**OBJECTIVE**
Pull out the lines running from the one with "Clone this chart in matplotlib." to the one with "plt.rcParams['font.family'] = ['Lato', 'DejaVu", inclusive, word for word. Drop any picture.

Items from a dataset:

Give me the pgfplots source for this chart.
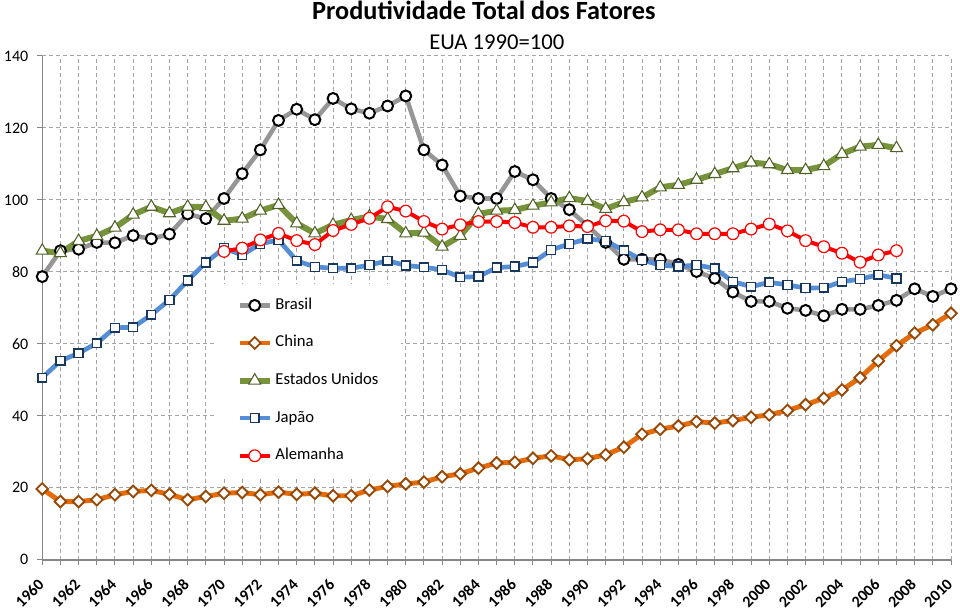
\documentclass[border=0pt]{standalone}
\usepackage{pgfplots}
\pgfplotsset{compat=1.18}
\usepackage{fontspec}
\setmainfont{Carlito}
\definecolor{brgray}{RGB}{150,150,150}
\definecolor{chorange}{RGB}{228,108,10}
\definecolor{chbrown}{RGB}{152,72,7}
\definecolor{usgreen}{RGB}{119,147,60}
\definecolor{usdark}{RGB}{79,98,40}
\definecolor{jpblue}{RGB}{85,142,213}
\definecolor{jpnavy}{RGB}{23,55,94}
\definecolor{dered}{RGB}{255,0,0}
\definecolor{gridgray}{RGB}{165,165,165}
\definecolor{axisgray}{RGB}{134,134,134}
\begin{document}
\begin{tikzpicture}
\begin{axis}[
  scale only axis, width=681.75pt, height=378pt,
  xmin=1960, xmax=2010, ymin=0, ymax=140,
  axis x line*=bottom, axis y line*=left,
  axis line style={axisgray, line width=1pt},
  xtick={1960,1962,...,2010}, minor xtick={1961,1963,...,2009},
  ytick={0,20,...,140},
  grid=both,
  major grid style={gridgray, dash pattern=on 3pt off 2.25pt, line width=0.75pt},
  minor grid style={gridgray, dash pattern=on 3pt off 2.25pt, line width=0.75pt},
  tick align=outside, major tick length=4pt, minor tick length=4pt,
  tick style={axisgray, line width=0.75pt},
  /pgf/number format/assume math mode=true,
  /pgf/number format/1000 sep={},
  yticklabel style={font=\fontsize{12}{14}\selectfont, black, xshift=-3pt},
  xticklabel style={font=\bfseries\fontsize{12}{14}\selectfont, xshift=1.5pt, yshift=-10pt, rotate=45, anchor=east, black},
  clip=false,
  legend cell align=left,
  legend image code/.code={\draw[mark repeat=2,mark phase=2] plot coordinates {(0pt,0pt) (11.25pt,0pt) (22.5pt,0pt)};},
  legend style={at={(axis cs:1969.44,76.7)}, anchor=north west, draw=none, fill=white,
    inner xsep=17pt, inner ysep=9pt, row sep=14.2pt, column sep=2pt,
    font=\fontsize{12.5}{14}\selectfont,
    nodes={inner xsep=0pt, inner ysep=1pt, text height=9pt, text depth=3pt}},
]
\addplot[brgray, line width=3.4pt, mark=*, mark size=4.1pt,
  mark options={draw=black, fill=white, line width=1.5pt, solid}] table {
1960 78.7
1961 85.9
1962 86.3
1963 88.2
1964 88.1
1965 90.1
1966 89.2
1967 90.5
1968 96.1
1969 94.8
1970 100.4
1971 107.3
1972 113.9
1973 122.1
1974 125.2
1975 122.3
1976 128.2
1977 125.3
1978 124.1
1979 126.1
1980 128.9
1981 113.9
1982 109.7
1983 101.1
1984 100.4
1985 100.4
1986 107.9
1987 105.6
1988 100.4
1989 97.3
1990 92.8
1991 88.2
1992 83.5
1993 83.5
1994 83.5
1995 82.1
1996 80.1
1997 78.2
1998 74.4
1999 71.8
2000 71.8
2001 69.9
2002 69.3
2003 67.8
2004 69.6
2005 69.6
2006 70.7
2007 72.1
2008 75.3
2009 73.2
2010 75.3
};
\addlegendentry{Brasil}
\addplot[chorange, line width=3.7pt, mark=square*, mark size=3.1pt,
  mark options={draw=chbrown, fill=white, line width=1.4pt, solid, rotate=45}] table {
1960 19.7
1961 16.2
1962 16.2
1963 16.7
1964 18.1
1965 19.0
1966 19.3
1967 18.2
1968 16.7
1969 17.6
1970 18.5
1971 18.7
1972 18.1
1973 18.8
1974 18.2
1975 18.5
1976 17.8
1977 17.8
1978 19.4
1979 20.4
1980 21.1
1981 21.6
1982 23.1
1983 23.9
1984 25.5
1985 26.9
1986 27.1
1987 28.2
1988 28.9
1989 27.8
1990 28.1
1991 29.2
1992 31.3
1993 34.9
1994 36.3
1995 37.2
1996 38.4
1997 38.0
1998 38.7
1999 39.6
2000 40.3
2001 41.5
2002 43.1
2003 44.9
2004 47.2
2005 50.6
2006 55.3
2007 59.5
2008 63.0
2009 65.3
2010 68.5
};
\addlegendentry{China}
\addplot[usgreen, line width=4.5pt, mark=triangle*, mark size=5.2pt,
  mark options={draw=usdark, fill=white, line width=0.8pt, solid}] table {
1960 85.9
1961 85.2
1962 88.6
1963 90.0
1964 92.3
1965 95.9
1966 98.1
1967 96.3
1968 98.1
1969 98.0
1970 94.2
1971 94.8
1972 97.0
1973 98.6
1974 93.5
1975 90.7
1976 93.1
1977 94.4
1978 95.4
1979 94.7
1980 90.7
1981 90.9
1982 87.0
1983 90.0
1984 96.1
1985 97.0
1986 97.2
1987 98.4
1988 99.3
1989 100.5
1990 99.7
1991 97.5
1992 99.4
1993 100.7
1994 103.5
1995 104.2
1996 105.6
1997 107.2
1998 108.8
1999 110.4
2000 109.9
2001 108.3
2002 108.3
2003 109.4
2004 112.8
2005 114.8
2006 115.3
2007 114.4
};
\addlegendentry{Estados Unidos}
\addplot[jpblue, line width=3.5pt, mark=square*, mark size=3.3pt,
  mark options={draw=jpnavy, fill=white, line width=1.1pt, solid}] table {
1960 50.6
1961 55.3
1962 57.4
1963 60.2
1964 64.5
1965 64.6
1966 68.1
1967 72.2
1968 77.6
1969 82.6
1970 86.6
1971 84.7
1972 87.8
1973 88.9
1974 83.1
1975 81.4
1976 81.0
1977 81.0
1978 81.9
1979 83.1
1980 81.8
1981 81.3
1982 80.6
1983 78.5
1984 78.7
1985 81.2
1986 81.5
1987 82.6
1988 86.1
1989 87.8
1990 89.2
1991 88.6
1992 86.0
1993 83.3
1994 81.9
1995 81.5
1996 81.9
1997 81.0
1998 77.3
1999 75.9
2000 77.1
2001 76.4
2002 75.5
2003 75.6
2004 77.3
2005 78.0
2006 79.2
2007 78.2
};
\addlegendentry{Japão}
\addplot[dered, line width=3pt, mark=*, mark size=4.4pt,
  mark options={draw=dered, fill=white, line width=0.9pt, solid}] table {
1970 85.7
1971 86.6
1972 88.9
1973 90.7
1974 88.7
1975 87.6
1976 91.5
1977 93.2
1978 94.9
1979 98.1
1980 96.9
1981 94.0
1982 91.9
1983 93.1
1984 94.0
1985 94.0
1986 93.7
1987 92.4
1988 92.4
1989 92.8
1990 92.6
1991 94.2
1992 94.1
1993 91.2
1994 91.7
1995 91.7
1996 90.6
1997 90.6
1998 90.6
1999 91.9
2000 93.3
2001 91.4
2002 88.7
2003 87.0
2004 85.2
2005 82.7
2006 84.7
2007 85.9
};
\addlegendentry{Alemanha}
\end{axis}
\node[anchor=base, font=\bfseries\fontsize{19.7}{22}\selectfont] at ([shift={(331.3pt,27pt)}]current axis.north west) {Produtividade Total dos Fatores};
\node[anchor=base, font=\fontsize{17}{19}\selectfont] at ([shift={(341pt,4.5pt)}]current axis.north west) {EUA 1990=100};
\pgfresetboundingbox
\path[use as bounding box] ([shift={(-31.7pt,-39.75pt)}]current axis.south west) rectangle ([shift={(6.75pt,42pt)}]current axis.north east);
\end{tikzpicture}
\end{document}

* * *

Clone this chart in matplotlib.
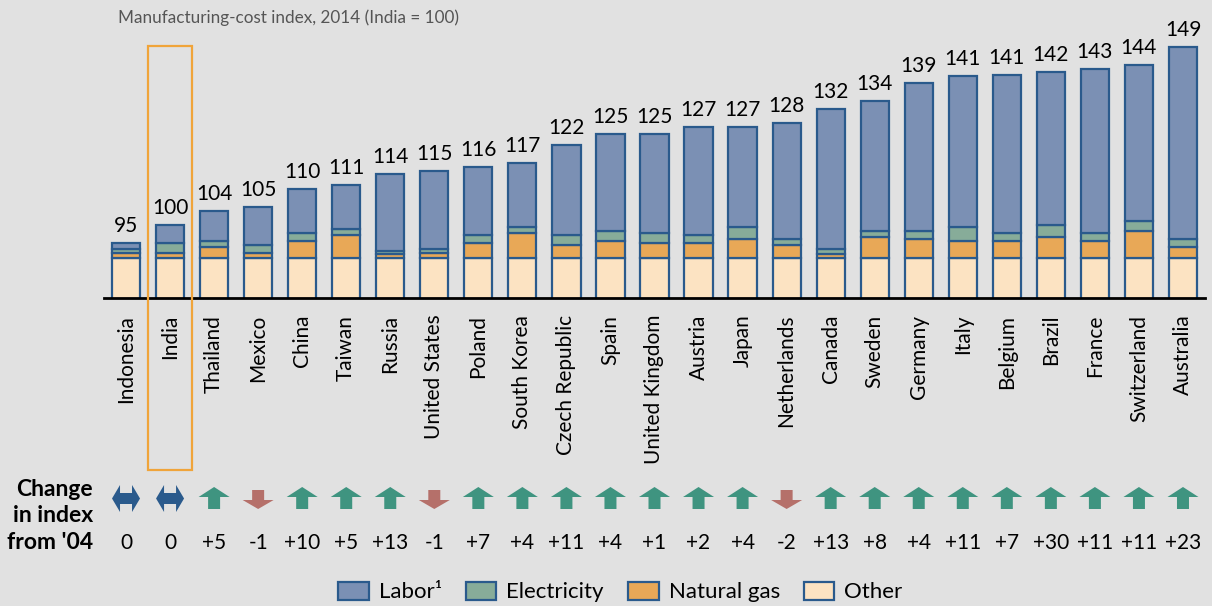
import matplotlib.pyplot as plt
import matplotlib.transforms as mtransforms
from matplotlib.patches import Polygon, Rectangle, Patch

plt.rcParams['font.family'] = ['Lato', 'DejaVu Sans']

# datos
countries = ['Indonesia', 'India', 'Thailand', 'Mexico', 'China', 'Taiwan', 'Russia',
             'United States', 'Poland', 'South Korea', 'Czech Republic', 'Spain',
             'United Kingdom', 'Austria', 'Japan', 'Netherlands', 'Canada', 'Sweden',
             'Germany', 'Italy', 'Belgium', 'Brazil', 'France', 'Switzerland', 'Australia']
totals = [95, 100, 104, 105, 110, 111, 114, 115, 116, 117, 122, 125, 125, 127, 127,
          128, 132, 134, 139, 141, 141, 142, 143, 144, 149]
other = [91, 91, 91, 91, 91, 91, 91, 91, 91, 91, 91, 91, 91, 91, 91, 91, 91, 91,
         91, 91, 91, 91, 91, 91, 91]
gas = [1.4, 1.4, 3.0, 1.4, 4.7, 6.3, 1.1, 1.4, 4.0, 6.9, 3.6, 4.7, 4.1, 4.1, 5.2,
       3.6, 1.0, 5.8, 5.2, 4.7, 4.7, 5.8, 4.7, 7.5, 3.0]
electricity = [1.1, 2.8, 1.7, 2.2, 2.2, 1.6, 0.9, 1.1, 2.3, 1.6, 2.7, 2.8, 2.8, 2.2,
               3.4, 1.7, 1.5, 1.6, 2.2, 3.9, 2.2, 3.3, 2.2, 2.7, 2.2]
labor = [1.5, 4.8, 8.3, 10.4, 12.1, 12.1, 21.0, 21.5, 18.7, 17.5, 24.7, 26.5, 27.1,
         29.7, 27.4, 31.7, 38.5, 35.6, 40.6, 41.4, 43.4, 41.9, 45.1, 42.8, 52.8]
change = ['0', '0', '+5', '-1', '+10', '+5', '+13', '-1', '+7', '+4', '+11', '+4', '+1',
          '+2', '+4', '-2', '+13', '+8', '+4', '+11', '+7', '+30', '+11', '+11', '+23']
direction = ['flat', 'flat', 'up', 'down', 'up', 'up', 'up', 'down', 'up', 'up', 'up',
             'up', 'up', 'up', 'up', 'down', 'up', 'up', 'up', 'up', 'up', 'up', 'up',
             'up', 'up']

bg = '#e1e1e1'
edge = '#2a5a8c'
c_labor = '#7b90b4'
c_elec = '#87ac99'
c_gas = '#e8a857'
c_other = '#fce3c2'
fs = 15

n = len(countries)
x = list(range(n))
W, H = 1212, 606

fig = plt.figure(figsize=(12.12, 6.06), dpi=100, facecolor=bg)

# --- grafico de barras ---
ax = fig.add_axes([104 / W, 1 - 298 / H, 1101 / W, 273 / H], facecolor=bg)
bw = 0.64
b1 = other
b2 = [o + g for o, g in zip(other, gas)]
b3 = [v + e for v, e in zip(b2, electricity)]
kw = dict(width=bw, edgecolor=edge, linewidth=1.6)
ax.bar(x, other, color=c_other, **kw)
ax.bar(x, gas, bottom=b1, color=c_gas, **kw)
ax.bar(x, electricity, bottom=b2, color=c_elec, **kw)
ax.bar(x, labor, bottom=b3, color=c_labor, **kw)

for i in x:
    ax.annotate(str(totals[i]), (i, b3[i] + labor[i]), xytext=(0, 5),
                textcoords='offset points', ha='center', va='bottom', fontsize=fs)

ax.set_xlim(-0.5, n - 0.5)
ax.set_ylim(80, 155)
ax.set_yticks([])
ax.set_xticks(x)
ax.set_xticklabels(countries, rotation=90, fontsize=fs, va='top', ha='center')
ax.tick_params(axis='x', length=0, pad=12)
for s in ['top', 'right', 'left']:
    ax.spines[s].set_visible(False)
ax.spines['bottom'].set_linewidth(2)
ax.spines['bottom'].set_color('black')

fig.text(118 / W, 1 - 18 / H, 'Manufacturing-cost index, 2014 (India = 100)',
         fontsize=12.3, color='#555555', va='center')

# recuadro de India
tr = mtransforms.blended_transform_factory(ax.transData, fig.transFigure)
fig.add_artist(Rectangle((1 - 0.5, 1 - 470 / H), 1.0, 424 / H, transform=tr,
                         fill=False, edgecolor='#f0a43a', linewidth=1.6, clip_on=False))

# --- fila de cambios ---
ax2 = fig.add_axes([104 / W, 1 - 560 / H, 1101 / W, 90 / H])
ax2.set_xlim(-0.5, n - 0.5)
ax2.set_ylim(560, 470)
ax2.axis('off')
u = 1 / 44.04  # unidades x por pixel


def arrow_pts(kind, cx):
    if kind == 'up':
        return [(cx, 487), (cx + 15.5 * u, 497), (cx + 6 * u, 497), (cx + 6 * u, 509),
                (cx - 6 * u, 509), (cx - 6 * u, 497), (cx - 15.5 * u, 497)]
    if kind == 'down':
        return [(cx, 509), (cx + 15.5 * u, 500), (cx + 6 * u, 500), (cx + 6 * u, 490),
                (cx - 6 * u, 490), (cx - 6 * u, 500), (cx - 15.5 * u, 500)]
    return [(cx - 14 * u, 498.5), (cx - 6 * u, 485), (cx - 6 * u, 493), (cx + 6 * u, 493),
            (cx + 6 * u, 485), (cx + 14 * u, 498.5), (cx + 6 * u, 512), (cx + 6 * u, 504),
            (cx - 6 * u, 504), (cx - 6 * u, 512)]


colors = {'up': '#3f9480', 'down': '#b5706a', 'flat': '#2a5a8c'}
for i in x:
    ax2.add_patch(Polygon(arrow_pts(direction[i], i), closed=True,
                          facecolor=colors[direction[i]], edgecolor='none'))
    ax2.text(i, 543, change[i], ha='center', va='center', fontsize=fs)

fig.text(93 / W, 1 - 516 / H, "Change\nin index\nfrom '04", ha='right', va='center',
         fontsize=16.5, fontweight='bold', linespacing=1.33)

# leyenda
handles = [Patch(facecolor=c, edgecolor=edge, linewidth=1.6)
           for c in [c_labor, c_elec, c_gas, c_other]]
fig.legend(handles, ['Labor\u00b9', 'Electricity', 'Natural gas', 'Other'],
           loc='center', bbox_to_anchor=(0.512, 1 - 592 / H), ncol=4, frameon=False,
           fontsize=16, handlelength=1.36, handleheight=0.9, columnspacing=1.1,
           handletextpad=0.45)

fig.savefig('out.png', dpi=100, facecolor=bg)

**RESULT OF THIS TASK**
Clone this chart in matplotlib.
import matplotlib.pyplot as plt
import matplotlib.transforms as mtransforms
from matplotlib.patches import Polygon, Rectangle, Patch

plt.rcParams['font.family'] = ['Lato', 'DejaVu Sans']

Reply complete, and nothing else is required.